I hated that school. I hated how the country in general is slowly moving in that direction.

Anonymous said...

I just don't understand why in other south-east asian countries like thailand, phillipines, and indonesia, where chinese are minorities, the local and the ethnic chinese can hang around together, mixed around, and some even intermarry. while in malaysia, both races hates each other.

Anonymous said...

YES! Someone that abides to the law of Individuality. They should make it a law to end racism, sexism and whatever -isms out there.

Jming said...

I use to grow up with malays and indian friends when we are young. We have no problem mixing around. We sat down and enjoy our food together even when I am having pork, the indians are taking beef and the malays are having their kambing rendang. We still enjoy our time together and laughed and played. I wonder where all the good time goes? I hate being divided by race, I love my malay and indian friends as much as I love my brothers and sisters.

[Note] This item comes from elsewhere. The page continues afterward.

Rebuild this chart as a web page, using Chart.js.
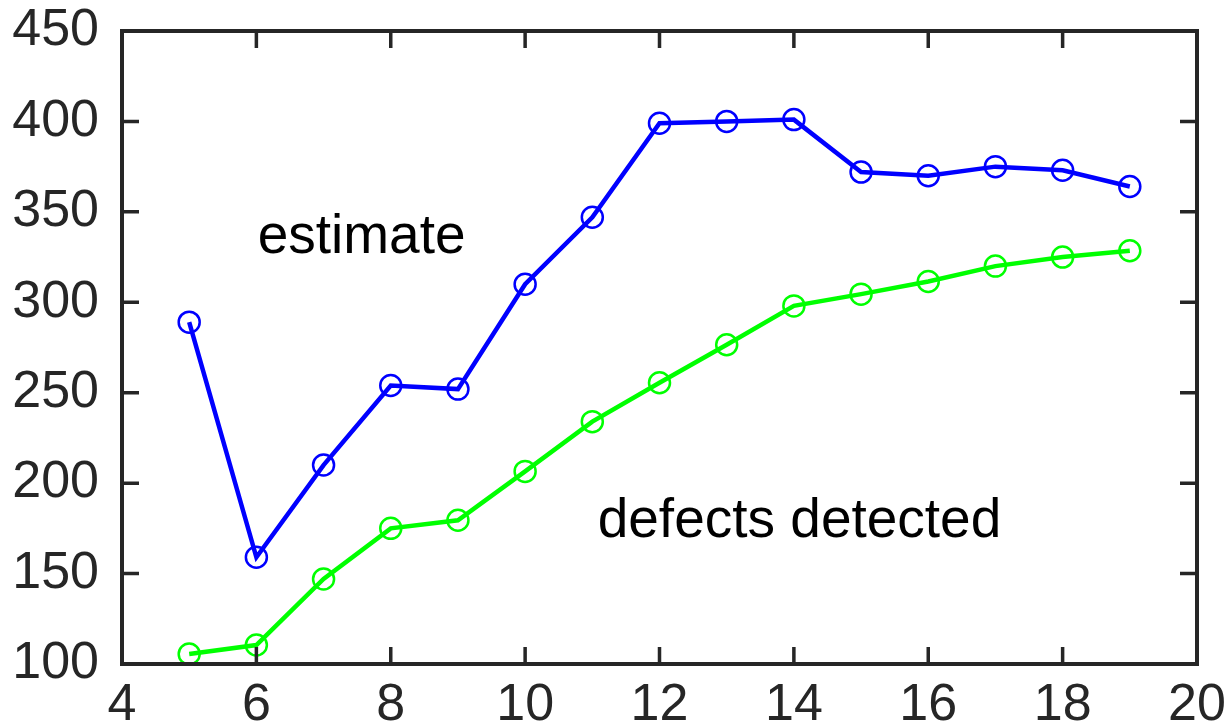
<!DOCTYPE html>
<html>
<head>
<meta charset="utf-8">
<script src="https://cdn.jsdelivr.net/npm/chart.js@4"></script>
<style>
  html, body { margin: 0; padding: 0; background: #fff; }
  #wrap { width: 1230px; height: 726px; }
</style>
</head>
<body>
<div id="wrap"><canvas id="myChart" width="1230" height="726"></canvas></div>
<script>
var weeks = [5, 6, 7, 8, 9, 10, 11, 12, 13, 14, 15, 16, 17, 18, 19];
var estimate = [289, 159, 210, 254, 252, 310, 347, 399, 400, 401, 372, 370, 375, 373, 364];
var detected = [105.5, 110.5, 147, 175, 179.5, 206.5, 234, 255.5, 276.5, 298, 304.5, 311.5, 320, 325, 328.5];
var xTicks = [4, 6, 8, 10, 12, 14, 16, 18, 20];
var yTicks = [100, 150, 200, 250, 300, 350, 400, 450];

var axisColor = '#262626';
var fontFamily = '"Liberation Sans", Arial, sans-serif';

function points(ys) {
  return weeks.map(function (w, i) { return { x: w, y: ys[i] }; });
}

// box with inward ticks on all four sides, plus the two text labels
var boxPlugin = {
  id: 'box',
  afterDraw: function (chart) {
    var ctx = chart.ctx, a = chart.chartArea;
    var xs = chart.scales.x, ys = chart.scales.y;
    var len = 17;
    ctx.save();
    ctx.strokeStyle = axisColor;
    ctx.lineWidth = 3.5;
    ctx.lineCap = 'butt';
    ctx.beginPath();
    xTicks.forEach(function (t) {
      var px = xs.getPixelForValue(t);
      ctx.moveTo(px, a.bottom); ctx.lineTo(px, a.bottom - len);
      ctx.moveTo(px, a.top); ctx.lineTo(px, a.top + len);
    });
    yTicks.forEach(function (t) {
      var py = ys.getPixelForValue(t);
      ctx.moveTo(a.left, py); ctx.lineTo(a.left + len, py);
      ctx.moveTo(a.right, py); ctx.lineTo(a.right - len, py);
    });
    ctx.stroke();
    ctx.lineWidth = 4;
    ctx.strokeRect(a.left, a.top, a.right - a.left, a.bottom - a.top);

    ctx.fillStyle = '#000';
    ctx.font = '55px ' + fontFamily;
    ctx.textBaseline = 'alphabetic';
    ctx.textAlign = 'left';
    ctx.fillText('estimate', xs.getPixelForValue(6.02), ys.getPixelForValue(327));
    ctx.fillText('defects detected', xs.getPixelForValue(11.08), ys.getPixelForValue(170));
    ctx.restore();
  }
};

var ctx = document.getElementById('myChart').getContext('2d');
var chart = new Chart(ctx, {
  type: 'line',
  data: {
    datasets: [
      {
        label: 'estimate',
        data: points(estimate),
        borderColor: '#0000ff',
        borderWidth: 4.5,
        pointStyle: 'circle',
        pointRadius: 10.5,
        pointBorderWidth: 2.5,
        pointBorderColor: '#0000ff',
        pointBackgroundColor: 'rgba(0,0,0,0)',
        fill: false,
        tension: 0
      },
      {
        label: 'defects detected',
        data: points(detected),
        borderColor: '#00ff00',
        borderWidth: 4.5,
        pointStyle: 'circle',
        pointRadius: 10.5,
        pointBorderWidth: 2.5,
        pointBorderColor: '#00ff00',
        pointBackgroundColor: 'rgba(0,0,0,0)',
        fill: false,
        tension: 0
      }
    ]
  },
  options: {
    responsive: false,
    animation: false,
    layout: { padding: { top: 31, right: 33, left: 0, bottom: 0 } },
    plugins: {
      legend: { display: false },
      tooltip: { enabled: false }
    },
    scales: {
      x: {
        type: 'linear',
        min: 4,
        max: 20,
        afterBuildTicks: function (s) { s.ticks = xTicks.map(function (v) { return { value: v }; }); },
        afterFit: function (s) { s.height = 62; s.paddingLeft = 0; s.paddingRight = 0; },
        grid: { display: false },
        border: { display: false },
        ticks: {
          color: axisColor,
          font: { size: 52, family: fontFamily },
          padding: 2,
          maxRotation: 0,
          autoSkip: false
        }
      },
      y: {
        type: 'linear',
        min: 100,
        max: 450,
        afterBuildTicks: function (s) { s.ticks = yTicks.map(function (v) { return { value: v }; }); },
        afterFit: function (s) { s.width = 122; s.paddingTop = 0; s.paddingBottom = 0; },
        grid: { display: false },
        border: { display: false },
        ticks: {
          color: axisColor,
          font: { size: 52, family: fontFamily },
          padding: 15,
          autoSkip: false
        }
      }
    }
  },
  plugins: [boxPlugin]
});
</script>
</body>
</html>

I grow up in a small town called Melaka, where everyone live peacefully and loving. We are tolerant, we take each other in. We celebrate everything together. We are not people who likes to discriminate and alienated people.

However when I went to study up north, I feel what so called a race difference and the groups are dividing amongs themself and I hate this!!

Sorry but I got to say some of them are so racist, I see my friend got cornered like you by the so called 'rakan Masjid group' I felt for him and I am pity for him. I told him not to worry and be who he is. We are good friends till now. I cherish being with different races, we are not ashamed of who we are. Even my friends started to be more open and accept whatever that is happening around.

All I want is a Malaysia like this, where everyone love each other and living equally and no racial discrimination.